Marilyn Maye: alive and really kicking

This week, Kansas City lost one native jazz artist — Pearl Thurston Brown died Monday at age 84 — as another legend, one year younger, was literally kicking up her legs (to great applause, by the way) onstage at Jardine’s. Kansas-born Marilyn Maye turned 83 years old this year and is having the best third act of any of her Girl Singer contemporaries like Rosemary Clooney, Margaret Whiting, Jane Morgan and Kaye Starr (most of them are either long retired or dead).

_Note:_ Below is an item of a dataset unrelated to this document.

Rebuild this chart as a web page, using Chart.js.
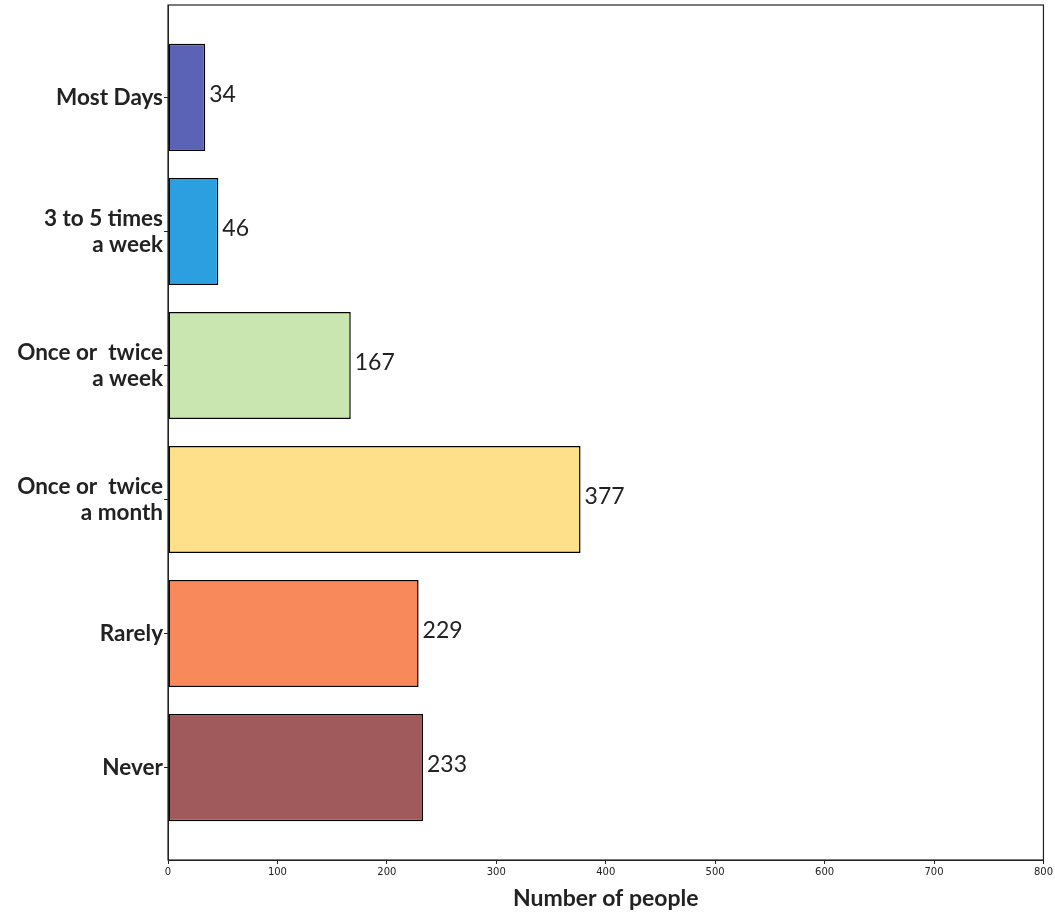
<!DOCTYPE html>
<html>
<head>
<meta charset="utf-8">
<script src="https://cdn.jsdelivr.net/npm/chart.js@4"></script>
<style>
  body { margin: 0; background: #fff; }
  #wrap { width: 1055px; height: 912px; }
</style>
</head>
<body>
<div id="wrap"><canvas id="render" width="1055" height="912"></canvas></div>
<script>
const categories = ['Most Days', '3 to 5 times\na week', 'Once or  twice\na week', 'Once or  twice\na month', 'Rarely', 'Never'];
const counts = [34, 46, 167, 377, 229, 233];
const barColors = ['#5b63b6', '#2c9fe0', '#c9e6b1', '#fee08b', '#f8895b', '#a05a5b'];
const xTicks = [0, 100, 200, 300, 400, 500, 600, 700, 800];

// frame round the plot area
const frame = {
    id: 'frame',
    afterDraw: chart => {
        const a = chart.chartArea;
        const ctx = chart.ctx;
        ctx.save();
        ctx.strokeStyle = '#222';
        ctx.lineWidth = 1.2;
        ctx.strokeRect(a.left, a.top, a.right - a.left, a.bottom - a.top);
        ctx.restore();
    }
};

// numbers at the end of each bar
const valueLabels = {
    id: 'valueLabels',
    afterDatasetsDraw: chart => {
        const ctx = chart.ctx;
        const meta = chart.getDatasetMeta(0);
        ctx.save();
        ctx.font = '23px Lato';
        ctx.fillStyle = '#222';
        ctx.textBaseline = 'middle';
        meta.data.forEach((bar, i) => {
            ctx.fillText(String(counts[i]), bar.x + 4, bar.y - 3);
        });
        ctx.restore();
    }
};

const ctx = document.getElementById('render');
new Chart(ctx, {
    type: 'bar',
    data: {
        datasets: [{
            data: counts.map((v, i) => ({ x: v, y: i })),
            backgroundColor: barColors,
            borderColor: '#000',
            borderWidth: 1.5,
            borderSkipped: false,
            barPercentage: 0.8,
            categoryPercentage: 1.0
        }]
    },
    options: {
        indexAxis: 'y',
        responsive: false,
        animation: false,
        layout: { padding: { top: 5, right: 10, left: 0, bottom: 0 } },
        plugins: {
            legend: { display: false },
            tooltip: { enabled: false }
        },
        scales: {
            x: {
                type: 'linear',
                min: 0,
                max: 800,
                afterBuildTicks: scale => { scale.ticks = xTicks.map(v => ({ value: v })); },
                afterFit: scale => { scale.height = 52; },
                grid: { drawOnChartArea: false, tickLength: 4, color: '#222' },
                border: { display: true, color: '#222' },
                ticks: { color: '#222', font: { size: 10, family: 'DejaVu Sans' }, padding: 2 },
                title: {
                    display: true,
                    text: 'Number of people',
                    color: '#222',
                    font: { size: 23, weight: 'bold', family: 'Lato' },
                    padding: { top: 0, bottom: 0 }
                }
            },
            y: {
                type: 'linear',
                reverse: true,
                offset: false,
                min: -0.69,
                max: 5.69,
                afterBuildTicks: scale => { scale.ticks = categories.map((c, i) => ({ value: i })); },
                afterFit: scale => {
                    scale.width = 168;
                    scale.paddingTop = 0;
                    scale.paddingBottom = 0;
                },
                grid: { drawOnChartArea: false, offset: false, tickLength: 4, color: '#222' },
                border: { display: true, color: '#222' },
                ticks: {
                    color: '#222',
                    padding: 1,
                    font: { size: 22.5, weight: 'bold', family: 'Lato', lineHeight: 1.15 },
                    callback: value => categories[value] !== undefined ? categories[value].split('\n') : ''
                }
            }
        }
    },
    plugins: [frame, valueLabels]
});
</script>
</body>
</html>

In the past few years, Maye has been rediscovered by New York City audiences, who have been clamoring for tickets to her Manhattan club dates at Feinstein’s or the Metropolitan Room. She even made it, finally, as a headliner in Carnegie Hall, winning a standing ovation at last year’s 80th birthday tribute to composer Stephen Sondheim. And as an octogenarian, she’s getting the best reviews in her career. A long career: Maye had her own radio show on Topeka’s WIBW when she was 9 years old.
Maye says she won’t retire: “When you stop working, you’re dead,” she said, autographing CDs for patrons attending her 7:30 p.m. show last Sunday at Jardine’s (one of her two sold-out shows that night). She has club and concert dates booked through 2012 and beyond. If any of those venues care about her age, they don’t appear to care. Last month, Maye performed at the Inn at Lake Okoboji in Iowa for the 55th consecutive year. “There’s a new owner there,” Maye says. “He asked me if I wanted a long-term contract. I said yes.”